CINCINNATI – Go ahead and call for Chad Pennington’s job today.
If you think Pennington was the reason the Jets lost to the Bengals 38-31 yesterday, though, you should go back and check on your high school or college diploma and make sure it actually has your name on it.
Pennington didn’t allow the Bengals to score 21 unanswered points in the second half. Pennington didn’t let a journeyman backup running back named Kenny Watson – who was on about as many fantasy-football rosters before yesterday as Roger Vick – rush for a career-high 130 yards and three touchdowns.
What Pennington did do was help lead the Jets to a 23-10 second half lead, the one that the defense agonizingly let bleed out like road kill. After the game, Eric Mangini for the first time this season didn’t publicly endorse Pennington as his starter, saying he was going to evaluate every position on the team. So he might replace Pennington with backup Kellen Clemens this week.
But to go Clemens for Pennington right now sends the wrong message to the rest of the players who’ve been screwing up and causing the team to lose four consecutive games. Though Pennington has not been at his best this season, he still gives the teams its best chance to win right now.

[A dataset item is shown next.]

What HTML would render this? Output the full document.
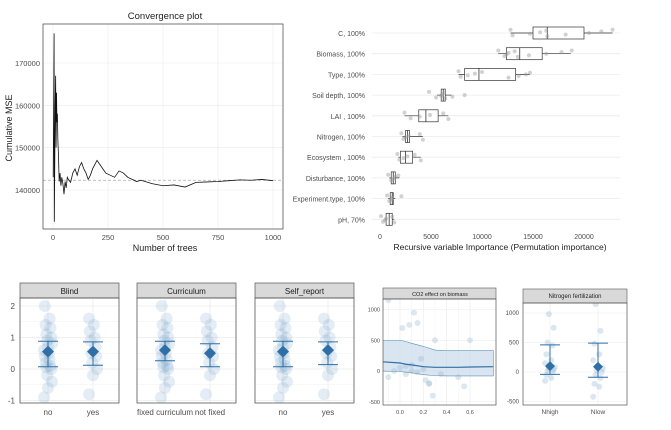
<!DOCTYPE html>
<html><head><meta charset="utf-8"><style>
body{margin:0;background:#fff;font-family:"Liberation Sans",sans-serif}
svg text{font-family:"Liberation Sans",sans-serif}
</style></head><body>
<svg id="s" width="671" height="425" xmlns="http://www.w3.org/2000/svg">
<defs><clipPath id="co2clip"><rect x="383" y="299" width="113" height="106"/></clipPath><clipPath id="nclip"><rect x="523" y="303" width="104" height="102"/></clipPath></defs>
</svg>
<script>
// ---- data ----
const convTrees=[1,5,6,8,10,12,14,16,18,20,22,25,28,32,36,40,45,50,55,60,65,70,80,90,100,110,120,130,140,150,160,170,180,190,200,220,240,260,280,300,320,340,360,380,400,450,500,550,600,650,700,750,800,850,900,950,1000];
const convMse=[143000,177000,132500,146000,160000,167000,150000,163000,156000,158000,152000,148000,142000,144000,141000,143000,141500,139000,142000,140500,143000,142500,141800,144000,145000,143500,145500,146500,145000,144000,142500,143500,145000,146000,147000,145500,144000,143500,143000,144500,144000,143000,142500,142000,142300,141500,141000,141200,140700,141800,141900,142000,142200,142400,142300,142500,142200];
const convRef=142300;
const impVars=["C, 100%","Biomass, 100%","Type, 100% ","Soil depth, 100%","LAI , 100%","Nitrogen, 100%","Ecosystem , 100%","Disturbance, 100%","Experiment.type, 100%","pH, 70%"];
const impQ1=[15000,12400,8300,6000,3800,2500,2000,1100,1000,600];
const impMed=[16400,13700,9700,6200,4500,2700,2500,1300,1200,900];
const impQ3=[20000,15900,13300,6400,5700,2900,3200,1500,1300,1200];
const impMin=[12800,11600,7700,5600,2400,2200,1800,900,800,500];
const impMax=[22800,18700,14700,7000,6700,4200,4000,1900,1500,1400];
const impPts=[[12800,13000,14700,15700,16300,16400,18200,20500,21700,22800],[11600,12200,12400,12600,13200,13500,14600,16300,17800,18800],[7700,7900,8600,9300,10000,12600,13600,14300,14700],[4800,5500,6000,6100,6300,6400,7100,8300],[2400,3000,3900,4900,6200,6700],[2100,2300,2500,2800,3900,4200],[1700,1900,2300,2700,3400,4000],[800,1100,1300,1500,1800],[700,900,1100,1200,2100],[100,300,500,600,1200,1400]];
const bpPanels=["Blind","Curriculum","Self_report"];
const bpCats=[["no","yes"],["fixed curriculum","not fixed"],["no","yes"]];
const bpMean=[[0.55,0.55],[0.6,0.5],[0.55,0.6]];
const bpLo=[[0.07,0.12],[0.26,0.07],[0.07,0.14]];
const bpHi=[[0.88,0.86],[0.88,0.8],[0.88,0.86]];
const bpPts=[[-0.9,-0.6,-0.4,-0.2,0,0.05,0.1,0.2,0.3,0.4,0.5,0.6,0.7,0.8,0.9,1,1.1,1.3,1.4,1.6,2],[-0.8,-0.2,0,0.2,0.4,0.5,0.7,0.9,1,1.2,1.4,1.6]];
const co2X=[-0.15,0,0.05,0.1,0.2,0.3,0.4,0.5,0.6,0.8];
const co2Fit=[150,130,110,100,70,60,60,60,65,70];
const co2Lo=[0,-10,-20,-30,-60,-75,-80,-80,-80,-80];
const co2Hi=[500,500,480,450,400,340,330,330,330,330];
const co2PtX=[-0.1,-0.05,0,0.02,0.05,0.08,0.1,0.12,0.15,0.18,0.2,0.22,0.25,0.28,0.3,0.35,0.5,0.55,0.1,0.15,0.05,-0.1,0.25,0.6];
const co2PtY=[1150,0,50,700,-50,750,100,950,780,200,30,-150,-200,-400,500,-50,-100,-250,0,-20,80,-100,-210,500];
const nCats=["Nhigh","Nlow"];
const nMean=[100,90];
const nLo=[-40,-90];
const nHi=[460,490];
const nPts=[[-150,-100,-50,0,20,40,60,80,100,150,200,300,450,500,750,980],[-420,-250,-200,-100,-50,0,30,60,100,200,300,480,700,1150]];
// ---- helpers ----
const S=document.getElementById('s');const NS='http://www.w3.org/2000/svg';
function el(t,a,p){const e=document.createElementNS(NS,t);for(const k in a)e.setAttribute(k,a[k]);(p||S).appendChild(e);return e;}
function tx(x,y,s,o){const e=el('text',Object.assign({x:x,y:y,'font-size':8,fill:'#4d4d4d'},o||{}));e.textContent=s;return e;}
// ---- convergence ----
const cg=el('g',{});


const cx=v=>53+v*0.22, cy=v=>63+(170000-v)*127/30000;
[0,250,500,750,1000].forEach(v=>{el('line',{x1:cx(v),x2:cx(v),y1:24,y2:229,stroke:'#ebebeb','stroke-width':0.6},cg);tx(cx(v),240,v,{'text-anchor':'middle','font-size':7.5,fill:'#4d4d4d'});});
[140000,150000,160000,170000].forEach(v=>{el('line',{x1:43,x2:283,y1:cy(v),y2:cy(v),stroke:'#ebebeb','stroke-width':0.6},cg);tx(40,cy(v)+3,v,{'text-anchor':'end','font-size':7.5});});
el('line',{x1:43,x2:283,y1:cy(convRef),y2:cy(convRef),stroke:'#aaa','stroke-dasharray':'3,2','stroke-width':0.8},cg);
el('polyline',{points:convTrees.map((t,i)=>cx(t)+','+cy(convMse[i])).join(' '),fill:'none',stroke:'#111','stroke-width':0.8},cg);
el('rect',{x:43,y:24,width:240,height:205,fill:'none',stroke:'#555','stroke-width':0.8},cg);
tx(165,19,'Convergence plot',{'text-anchor':'middle','font-size':9.5,fill:'#222'});
tx(165,251,'Number of trees',{'text-anchor':'middle','font-size':9,fill:'#222'});
tx(12,128,'Cumulative MSE',{'text-anchor':'middle','font-size':9,fill:'#222',transform:'rotate(-90 12 128)'});
// ---- importance ----
const ix=v=>380+v*0.0102, iy=i=>33+i*20.7;
[0,5000,10000,15000,20000].forEach(v=>tx(ix(v),239,v,{'text-anchor':'middle','font-size':7}));
impVars.forEach((n,i)=>{const y=iy(i);
el('line',{x1:372,x2:620,y1:y,y2:y,stroke:'#ebebeb','stroke-width':0.8});
tx(365,y+3,n,{'text-anchor':'end','font-size':7});
el('line',{x1:ix(impMin[i]),x2:ix(impMax[i]),y1:y,y2:y,stroke:'#333','stroke-width':0.7});
const b=el('rect',{x:ix(impQ1[i]),y:y-6,width:ix(impQ3[i])-ix(impQ1[i]),height:12,fill:'#fff',stroke:'#333','stroke-width':0.7});


el('line',{x1:ix(impMed[i]),x2:ix(impMed[i]),y1:y-6,y2:y+6,stroke:'#333','stroke-width':0.8});
impPts[i].forEach((v,k)=>el('circle',{cx:ix(v),cy:y+((k*7)%9-4)*0.8,r:2,fill:'#999','fill-opacity':0.45}));});
tx(500,250,'Recursive variable Importance (Permutation importance)',{'text-anchor':'middle','font-size':8.5,fill:'#222'});
// ---- bottom three panels ----
const by=v=>369-v*31.5;
[20,137,255].forEach((x0,p)=>{const w=99;
const r=el('rect',{x:x0,y:283,width:w,height:15,fill:'#d9d9d9',stroke:'#555','stroke-width':0.7});


tx(x0+w/2,294,bpPanels[p],{'text-anchor':'middle','font-size':8,fill:'#1a1a1a'});
[-0.5,0.5,1.5].forEach(v=>el('line',{x1:x0,x2:x0+w,y1:by(v),y2:by(v),stroke:'#f2f2f2','stroke-width':0.6}));
[-1,0,1,2].forEach(v=>el('line',{x1:x0,x2:x0+w,y1:by(v),y2:by(v),stroke:'#ebebeb','stroke-width':0.8}));
[0,1].forEach(c=>{const x=x0+28+c*45;
el('line',{x1:x,x2:x,y1:298,y2:403,stroke:'#ebebeb','stroke-width':0.8});
bpPts[c].forEach((v,k)=>el('circle',{cx:x+((k*5)%11-5)*0.8,cy:by(v),r:6,fill:'#6b9dc7','fill-opacity':0.18}));
el('line',{x1:x,x2:x,y1:by(bpHi[p][c]),y2:by(bpLo[p][c]),stroke:'#2f6fa6','stroke-width':1});
el('line',{x1:x-10,x2:x+10,y1:by(bpHi[p][c]),y2:by(bpHi[p][c]),stroke:'#2f6fa6','stroke-width':1});
el('line',{x1:x-10,x2:x+10,y1:by(bpLo[p][c]),y2:by(bpLo[p][c]),stroke:'#2f6fa6','stroke-width':1});
const m=by(bpMean[p][c]);
el('polygon',{points:`${x},${m-6} ${x+6},${m} ${x},${m+6} ${x-6},${m}`,fill:'#2f6fa6'});
tx(x,415,bpCats[p][c],{'text-anchor':'middle','font-size':8,fill:'#4d4d4d'});});
el('rect',{x:x0,y:298,width:w,height:105,fill:'none',stroke:'#555','stroke-width':0.8});});
[-1,0,1,2].forEach(v=>tx(15,by(v)+3,v,{'text-anchor':'end','font-size':8}));
// ---- CO2 ----
const ox=v=>400+v*116.7, oy=v=>371-v*0.0615;
const og=el('g',{'clip-path':'url(#co2clip)'});
[-0.1,0.1,0.3,0.5].forEach(v=>el('line',{x1:ox(v),x2:ox(v),y1:299,y2:405,stroke:'#f3f3f3','stroke-width':0.6},og));
[0,0.2,0.4,0.6].forEach(v=>{el('line',{x1:ox(v),x2:ox(v),y1:299,y2:405,stroke:'#ebebeb','stroke-width':0.6},og);tx(ox(v),414,v.toFixed(1),{'text-anchor':'middle','font-size':5.5});});
[-500,0,500,1000].forEach(v=>{el('line',{x1:383,x2:496,y1:oy(v),y2:oy(v),stroke:'#ebebeb','stroke-width':0.6},og);tx(380,oy(v)+2,v,{'text-anchor':'end','font-size':5.5});});
el('polygon',{points:co2X.map((v,i)=>ox(v)+','+oy(co2Hi[i])).concat(co2X.slice().reverse().map((v,i)=>ox(v)+','+oy(co2Lo[co2X.length-1-i]))).join(' '),fill:'#b9d1e6','fill-opacity':0.55,stroke:'#5b8db8','stroke-width':0.6},og);
co2PtX.forEach((v,i)=>el('circle',{cx:ox(v),cy:oy(co2PtY[i]),r:3,fill:'#8fb0cc','fill-opacity':0.3},og));
el('polyline',{points:co2X.map((v,i)=>ox(v)+','+oy(co2Fit[i])).join(' '),fill:'none',stroke:'#2f6fa6','stroke-width':1.2},og);
el('rect',{x:383,y:288,width:113,height:11,fill:'#d9d9d9',stroke:'#555','stroke-width':0.6});
tx(440,296,'CO2 effect on biomass',{'text-anchor':'middle','font-size':5.5,fill:'#222'});
el('rect',{x:383,y:299,width:113,height:106,fill:'none',stroke:'#555','stroke-width':0.7});
// ---- Nitrogen ----
const ny=v=>372-v*0.059;
const ng=el('g',{'clip-path':'url(#nclip)'});
[-500,0,500,1000].forEach(v=>{el('line',{x1:523,x2:627,y1:ny(v),y2:ny(v),stroke:'#ebebeb','stroke-width':0.6},ng);tx(519,ny(v)+2,v,{'text-anchor':'end','font-size':6});});
nCats.forEach((c,j)=>{const x=550+j*48;
el('line',{x1:x,x2:x,y1:303,y2:405,stroke:'#ebebeb','stroke-width':0.6},ng);
nPts[j].forEach((v,k)=>el('circle',{cx:x+((k*5)%9-4)*1.2,cy:ny(v),r:3,fill:'#6b9dc7','fill-opacity':0.25},ng));
el('line',{x1:x,x2:x,y1:ny(nHi[j]),y2:ny(nLo[j]),stroke:'#2f6fa6','stroke-width':1});
el('line',{x1:x-10,x2:x+10,y1:ny(nHi[j]),y2:ny(nHi[j]),stroke:'#2f6fa6','stroke-width':1});
el('line',{x1:x-10,x2:x+10,y1:ny(nLo[j]),y2:ny(nLo[j]),stroke:'#2f6fa6','stroke-width':1});
const m=ny(nMean[j]);el('polygon',{points:`${x},${m-5} ${x+5},${m} ${x},${m+5} ${x-5},${m}`,fill:'#2f6fa6'});
tx(x,414,c,{'text-anchor':'middle','font-size':6.5});});
el('rect',{x:523,y:289,width:104,height:14,fill:'#d9d9d9',stroke:'#555','stroke-width':0.6});
tx(575,298,'Nitrogen fertilization',{'text-anchor':'middle','font-size':6,fill:'#222'});
el('rect',{x:523,y:303,width:104,height:102,fill:'none',stroke:'#555','stroke-width':0.7});
</script>
</body></html>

He isn’t even close to the worst culprit in this mess the Jets have become.
Their defense, which is healthy and intact and hasn’t suffered even as much as a hangnail, has become a joke. Yesterday was the fourth time in six games the Jets have allowed 28 or more points. They cannot stop the run. They cannot rush the quarterback.
That apparently has been Pennington’s fault, too.

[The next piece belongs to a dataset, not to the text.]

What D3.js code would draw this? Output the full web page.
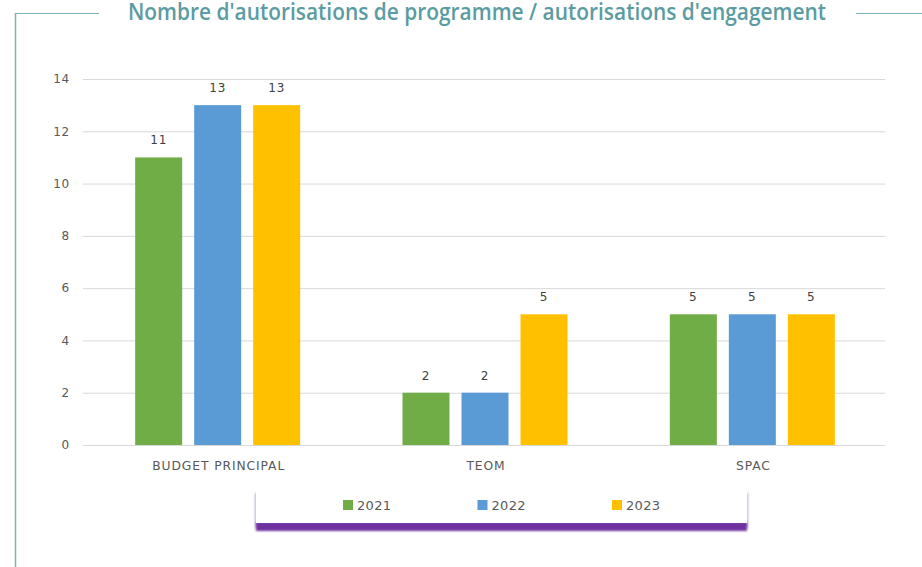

There was even a spaghetti-against-the-wall report that surfaced before yesterday’s game stating, without attributing any sources, that Mangini had told Pennington that he was on “a short leash.”

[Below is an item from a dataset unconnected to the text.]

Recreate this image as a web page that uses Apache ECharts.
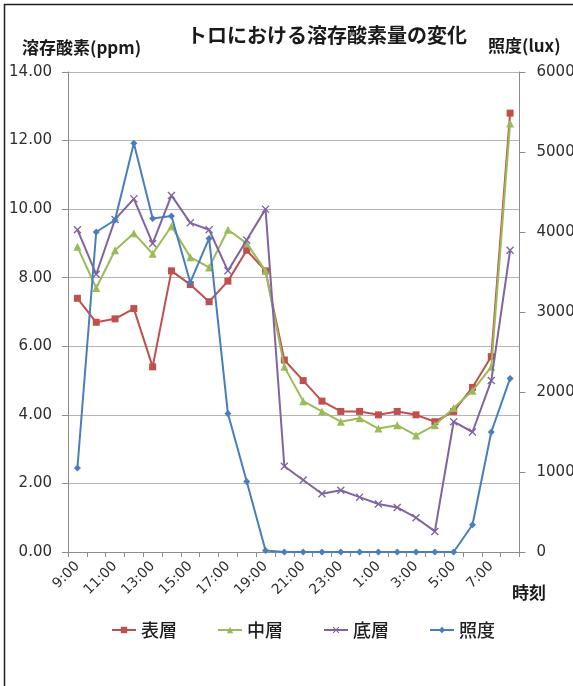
<!DOCTYPE html>
<html>
<head>
<meta charset="utf-8">
<script src="https://cdn.jsdelivr.net/npm/echarts@6/dist/echarts.min.js"></script>
<style>
html, body { margin: 0; padding: 0; background: #fff; }
#chart { width: 573px; height: 686px; }
</style>
</head>
<body>
<div id="chart"></div>
<script>
// Hourly readings, 9:00 through 8:00 the next morning
const hours = ['9:00','10:00','11:00','12:00','13:00','14:00','15:00','16:00','17:00','18:00','19:00','20:00',
               '21:00','22:00','23:00','0:00','1:00','2:00','3:00','4:00','5:00','6:00','7:00','8:00'];

// Dissolved oxygen (ppm) by depth
const surfaceDO = [7.4, 6.7, 6.8, 7.1, 5.4, 8.2, 7.8, 7.3, 7.9, 8.8, 8.2, 5.6,
                   5.0, 4.4, 4.1, 4.1, 4.0, 4.1, 4.0, 3.8, 4.1, 4.8, 5.7, 12.8];
const middleDO  = [8.9, 7.7, 8.8, 9.3, 8.7, 9.5, 8.6, 8.3, 9.4, 9.0, 8.2, 5.4,
                   4.4, 4.1, 3.8, 3.9, 3.6, 3.7, 3.4, 3.7, 4.2, 4.7, 5.4, 12.5];
const bottomDO  = [9.4, 8.1, 9.7, 10.3, 9.0, 10.4, 9.6, 9.4, 8.2, 9.1, 10.0, 2.5,
                   2.1, 1.7, 1.8, 1.6, 1.4, 1.3, 1.0, 0.6, 3.8, 3.5, 5.0, 8.8];

// Illuminance (lux)
const illuminance = [1050, 4000, 4150, 5110, 4170, 4200, 3370, 3920, 1730, 880, 20, 0,
                     0, 0, 0, 0, 0, 0, 0, 0, 0, 340, 1500, 2170];

// Axis ranges
const doMin = 0, doMax = 14, doStep = 2;
const luxMin = 0, luxMax = 6000, luxStep = 1000;

const seriesNames = ['表層', '中層', '底層', '照度'];
const colors = ['#c0504d', '#9bbb59', '#8064a2', '#4a7ebb'];

const cjk = "'Noto Sans CJK JP', sans-serif";
const num = "'DejaVu Sans', 'Noto Sans CJK JP', sans-serif";
const crossMark = 'path://M0,1.2L1.2,0L5,3.8L8.8,0L10,1.2L6.2,5L10,8.8L8.8,10L5,6.2L1.2,10L0,8.8L3.8,5Z';

const chart = echarts.init(document.getElementById('chart'), null, { renderer: 'canvas' });

function lineSeries(idx, data, symbol, size, axis) {
  return {
    name: seriesNames[idx],
    type: 'line',
    data: data,
    yAxisIndex: axis,
    symbol: symbol,
    symbolSize: size,
    showAllSymbol: true,
    lineStyle: { color: colors[idx], width: 2 },
    itemStyle: { color: colors[idx] },
    emphasis: { disabled: true },
    animation: false,
    z: 2 + idx
  };
}

chart.setOption({
  backgroundColor: '#fff',
  animation: false,
  color: colors,
  title: {
    text: 'トロにおける溶存酸素量の変化',
    left: 322,
    top: 20,
    textAlign: 'center',
    textStyle: { fontFamily: cjk, fontSize: 20, fontWeight: 'bold', color: '#1a1a1a' }
  },
  grid: {
    left: 68, right: 53.5, top: 72, bottom: 134,
    containLabel: false,
    outerBoundsMode: 'none'
  },
  legend: {
    data: seriesNames,
    left: 106,
    top: 616,
    itemWidth: 24,
    itemHeight: 8,
    itemGap: 40,
    textStyle: { fontFamily: cjk, fontSize: 18, fontWeight: 500, color: '#1e1e1e' }
  },
  xAxis: {
    type: 'category',
    data: hours,
    boundaryGap: true,
    axisLine: { lineStyle: { color: '#8c8c8c', width: 1 } },
    axisTick: { show: true, interval: 0, length: 5, lineStyle: { color: '#8c8c8c' } },
    axisLabel: {
      interval: 1,
      rotate: 45,
      margin: 12,
      fontFamily: num,
      fontSize: 14,
      color: '#2e2e2e'
    },
    splitLine: { show: false }
  },
  yAxis: [
    {
      type: 'value',
      min: doMin, max: doMax, interval: doStep,
      position: 'left',
      axisLine: { show: true, lineStyle: { color: '#8c8c8c' } },
      axisTick: { show: true, length: 6, lineStyle: { color: '#8c8c8c' } },
      axisLabel: {
        margin: 16,
        fontFamily: num, fontSize: 15, color: '#2e2e2e',
        formatter: v => v.toFixed(2)
      },
      splitLine: { show: true, lineStyle: { color: '#b4b4b4', width: 1 } }
    },
    {
      type: 'value',
      min: luxMin, max: luxMax, interval: luxStep,
      position: 'right',
      axisLine: { show: true, lineStyle: { color: '#8c8c8c' } },
      axisTick: { show: true, length: 6, lineStyle: { color: '#8c8c8c' } },
      axisLabel: {
        margin: 17, fontFamily: num, fontSize: 15, color: '#2e2e2e',
        formatter: v => String(v)
      },
      splitLine: { show: false }
    }
  ],
  graphic: [
    {
      type: 'rect', silent: true, z: 100,
      shape: { x: 4.5, y: 4.5, width: 700, height: 800 },
      style: { fill: 'none', stroke: '#1e1e1e', lineWidth: 1.5 }
    },
    {
      type: 'text', left: 22, top: 39, silent: true,
      style: { text: '溶存酸素(ppm)', font: "bold 17px 'Noto Sans CJK JP'", fill: '#1a1a1a' }
    },
    {
      type: 'text', left: 488, top: 37, silent: true,
      style: { text: '照度(lux)', font: "bold 17px 'Noto Sans CJK JP'", fill: '#1a1a1a' }
    },
    {
      type: 'text', left: 512, top: 584, silent: true,
      style: { text: '時刻', font: "bold 17px 'Noto Sans CJK JP'", fill: '#1a1a1a' }
    }
  ],
  series: [
    lineSeries(0, surfaceDO, 'rect', 7, 0),
    lineSeries(1, middleDO, 'triangle', 8, 0),
    lineSeries(2, bottomDO, crossMark, 8, 0),
    lineSeries(3, illuminance, 'diamond', 7, 1)
  ]
});
</script>
</body>
</html>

“I was never told I was going to be on a short leash,” Pennington said. “That doesn’t even sound like Coach Mangini.”
Laveranues Coles, one of the players in the Jets’ locker room who gets it, said, “Don’t put it on Chad. Say all of us stink, not just one guy.”
The fact is, Pennington played about as well as anyone on the Jets’ roster yesterday, completing 20-of-31 passes for 272 yards, 3 TDs and an INT. Oh yes, by the way, he even threw the ball deep successfully, hitting Coles on a 57-yard TD strike.
So, when Mangini goes back to the tapes, watches yesterday’s game and decides on what changes he wants to make, to bench Pennington based on yesterday’s performance would be wrong. It would send the wrong message.
Asked directly if Pennington would remain the starter, Mangini said, “I’m going to take a look at the film and assess every situation. I’m going to look at the whole roster, from top to bottom. There’s plenty of blame to go around.”
There certainly is, and that’s why it shouldn’t all be pinned on Pennington, which is exactly what’ll be the case if Mangini benches him now.